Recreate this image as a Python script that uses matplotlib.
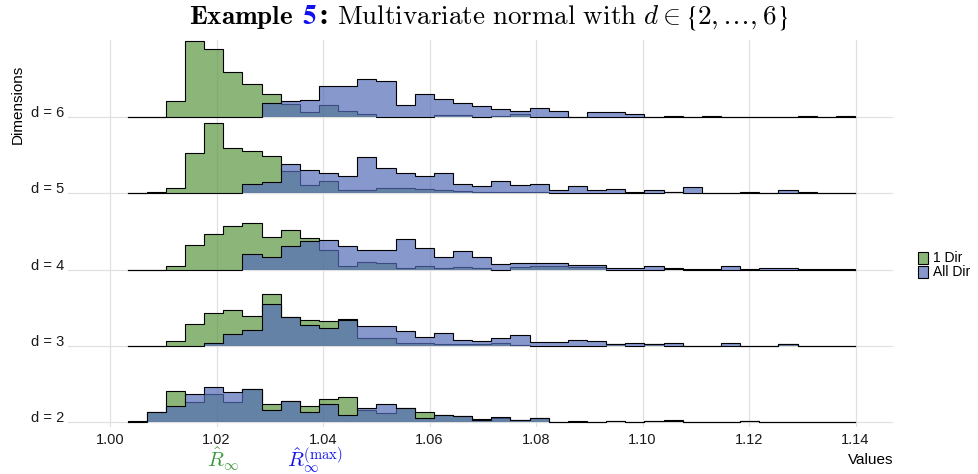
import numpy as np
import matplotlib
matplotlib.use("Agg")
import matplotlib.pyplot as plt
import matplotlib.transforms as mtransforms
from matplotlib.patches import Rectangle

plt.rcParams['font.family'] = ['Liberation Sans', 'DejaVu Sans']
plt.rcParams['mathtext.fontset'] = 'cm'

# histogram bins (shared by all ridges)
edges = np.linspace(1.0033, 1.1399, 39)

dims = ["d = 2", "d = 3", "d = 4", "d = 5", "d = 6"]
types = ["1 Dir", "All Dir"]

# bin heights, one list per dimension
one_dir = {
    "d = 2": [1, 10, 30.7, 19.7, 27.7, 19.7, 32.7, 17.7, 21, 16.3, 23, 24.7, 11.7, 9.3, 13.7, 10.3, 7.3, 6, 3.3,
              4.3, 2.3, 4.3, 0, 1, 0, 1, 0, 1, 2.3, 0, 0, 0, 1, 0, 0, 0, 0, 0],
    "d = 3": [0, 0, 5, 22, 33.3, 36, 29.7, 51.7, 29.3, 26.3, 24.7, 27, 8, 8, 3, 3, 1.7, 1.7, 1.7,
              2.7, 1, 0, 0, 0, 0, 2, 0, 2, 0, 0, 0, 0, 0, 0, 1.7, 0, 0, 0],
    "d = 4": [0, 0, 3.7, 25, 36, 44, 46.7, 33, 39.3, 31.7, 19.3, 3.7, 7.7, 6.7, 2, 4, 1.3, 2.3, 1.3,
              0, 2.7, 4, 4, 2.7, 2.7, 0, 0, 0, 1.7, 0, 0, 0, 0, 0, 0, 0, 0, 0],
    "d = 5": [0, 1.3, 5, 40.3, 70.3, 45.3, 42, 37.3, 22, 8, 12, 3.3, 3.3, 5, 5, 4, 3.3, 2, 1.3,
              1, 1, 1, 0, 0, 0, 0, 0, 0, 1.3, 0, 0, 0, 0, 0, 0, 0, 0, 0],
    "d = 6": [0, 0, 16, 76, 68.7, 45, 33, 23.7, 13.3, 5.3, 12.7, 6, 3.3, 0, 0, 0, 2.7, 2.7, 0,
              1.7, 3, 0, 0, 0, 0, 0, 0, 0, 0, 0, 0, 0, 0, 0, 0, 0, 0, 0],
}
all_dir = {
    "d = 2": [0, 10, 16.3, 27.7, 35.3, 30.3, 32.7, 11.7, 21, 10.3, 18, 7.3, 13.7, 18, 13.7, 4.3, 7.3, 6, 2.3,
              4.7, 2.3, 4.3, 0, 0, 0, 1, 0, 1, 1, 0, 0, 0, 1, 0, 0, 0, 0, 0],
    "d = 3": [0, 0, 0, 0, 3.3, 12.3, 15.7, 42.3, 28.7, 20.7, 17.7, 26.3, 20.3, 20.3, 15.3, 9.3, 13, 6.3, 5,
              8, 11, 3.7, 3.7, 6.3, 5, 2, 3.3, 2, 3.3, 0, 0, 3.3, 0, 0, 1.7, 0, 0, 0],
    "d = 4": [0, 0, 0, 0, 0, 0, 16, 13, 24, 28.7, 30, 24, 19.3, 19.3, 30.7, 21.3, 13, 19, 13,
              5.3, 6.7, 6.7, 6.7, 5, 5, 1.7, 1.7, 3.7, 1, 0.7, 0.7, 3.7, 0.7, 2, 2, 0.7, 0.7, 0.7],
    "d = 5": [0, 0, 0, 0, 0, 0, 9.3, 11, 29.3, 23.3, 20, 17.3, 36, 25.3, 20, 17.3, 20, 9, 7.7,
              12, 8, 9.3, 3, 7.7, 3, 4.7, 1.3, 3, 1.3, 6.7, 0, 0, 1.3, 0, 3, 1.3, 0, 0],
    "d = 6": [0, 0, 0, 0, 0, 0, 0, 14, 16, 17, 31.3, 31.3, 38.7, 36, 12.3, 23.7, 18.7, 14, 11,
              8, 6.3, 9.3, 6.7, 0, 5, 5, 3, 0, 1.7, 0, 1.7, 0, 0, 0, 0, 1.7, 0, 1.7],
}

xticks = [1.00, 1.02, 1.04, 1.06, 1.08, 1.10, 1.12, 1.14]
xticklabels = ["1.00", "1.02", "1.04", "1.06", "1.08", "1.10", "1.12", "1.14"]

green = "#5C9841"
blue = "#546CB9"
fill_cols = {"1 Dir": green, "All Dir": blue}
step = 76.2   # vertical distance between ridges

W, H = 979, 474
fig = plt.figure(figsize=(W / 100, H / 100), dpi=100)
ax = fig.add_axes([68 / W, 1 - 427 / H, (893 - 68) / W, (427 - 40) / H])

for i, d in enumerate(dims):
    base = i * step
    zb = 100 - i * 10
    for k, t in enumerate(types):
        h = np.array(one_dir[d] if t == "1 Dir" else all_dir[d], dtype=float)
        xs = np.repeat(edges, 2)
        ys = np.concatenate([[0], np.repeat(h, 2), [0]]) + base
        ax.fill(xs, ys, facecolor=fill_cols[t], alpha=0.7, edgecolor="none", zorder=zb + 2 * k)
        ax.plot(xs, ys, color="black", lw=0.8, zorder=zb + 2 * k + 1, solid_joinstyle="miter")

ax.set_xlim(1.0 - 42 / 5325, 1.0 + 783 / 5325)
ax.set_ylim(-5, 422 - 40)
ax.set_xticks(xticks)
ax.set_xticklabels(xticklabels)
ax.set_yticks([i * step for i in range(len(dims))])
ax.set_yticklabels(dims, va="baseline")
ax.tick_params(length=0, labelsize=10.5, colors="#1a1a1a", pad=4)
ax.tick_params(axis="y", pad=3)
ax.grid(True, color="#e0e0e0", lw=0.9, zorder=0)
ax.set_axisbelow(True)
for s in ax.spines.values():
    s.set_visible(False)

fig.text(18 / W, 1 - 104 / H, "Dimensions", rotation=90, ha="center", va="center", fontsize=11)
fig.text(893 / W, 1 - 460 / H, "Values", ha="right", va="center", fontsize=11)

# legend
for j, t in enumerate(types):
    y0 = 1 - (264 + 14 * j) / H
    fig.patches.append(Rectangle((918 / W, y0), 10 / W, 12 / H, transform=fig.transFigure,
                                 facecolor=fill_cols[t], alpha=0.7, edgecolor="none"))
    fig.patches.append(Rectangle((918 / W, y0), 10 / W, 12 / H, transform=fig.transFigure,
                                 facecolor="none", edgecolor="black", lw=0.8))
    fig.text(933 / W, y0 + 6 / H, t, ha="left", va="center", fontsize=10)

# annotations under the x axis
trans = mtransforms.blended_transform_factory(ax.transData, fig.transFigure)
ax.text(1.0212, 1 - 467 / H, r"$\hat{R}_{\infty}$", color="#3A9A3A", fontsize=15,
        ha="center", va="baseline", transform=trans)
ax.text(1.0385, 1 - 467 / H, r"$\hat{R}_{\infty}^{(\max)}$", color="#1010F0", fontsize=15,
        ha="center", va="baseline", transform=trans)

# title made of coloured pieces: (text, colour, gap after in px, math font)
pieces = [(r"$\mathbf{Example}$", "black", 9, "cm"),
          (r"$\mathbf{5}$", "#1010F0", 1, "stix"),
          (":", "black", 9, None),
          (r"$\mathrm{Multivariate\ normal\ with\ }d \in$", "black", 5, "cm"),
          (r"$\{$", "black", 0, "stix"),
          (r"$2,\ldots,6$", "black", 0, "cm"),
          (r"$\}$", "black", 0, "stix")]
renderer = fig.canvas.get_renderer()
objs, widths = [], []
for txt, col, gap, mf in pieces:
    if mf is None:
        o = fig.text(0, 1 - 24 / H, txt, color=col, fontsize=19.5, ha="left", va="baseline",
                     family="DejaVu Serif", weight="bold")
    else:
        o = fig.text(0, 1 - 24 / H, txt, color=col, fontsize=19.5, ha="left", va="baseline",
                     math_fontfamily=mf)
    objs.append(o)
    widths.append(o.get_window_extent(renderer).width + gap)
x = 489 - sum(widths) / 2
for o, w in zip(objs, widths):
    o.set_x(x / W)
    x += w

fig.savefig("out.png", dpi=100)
┄┄┄┄┄┄
Given task: Exactly as they appear, print the lines of the listing above from its first line through the line that contains "from matplotlib.patches import Rectangle", minus the pictures.

The answer:
Recreate this image as a Python script that uses matplotlib.
import numpy as np
import matplotlib
matplotlib.use("Agg")
import matplotlib.pyplot as plt
import matplotlib.transforms as mtransforms
from matplotlib.patches import Rectangle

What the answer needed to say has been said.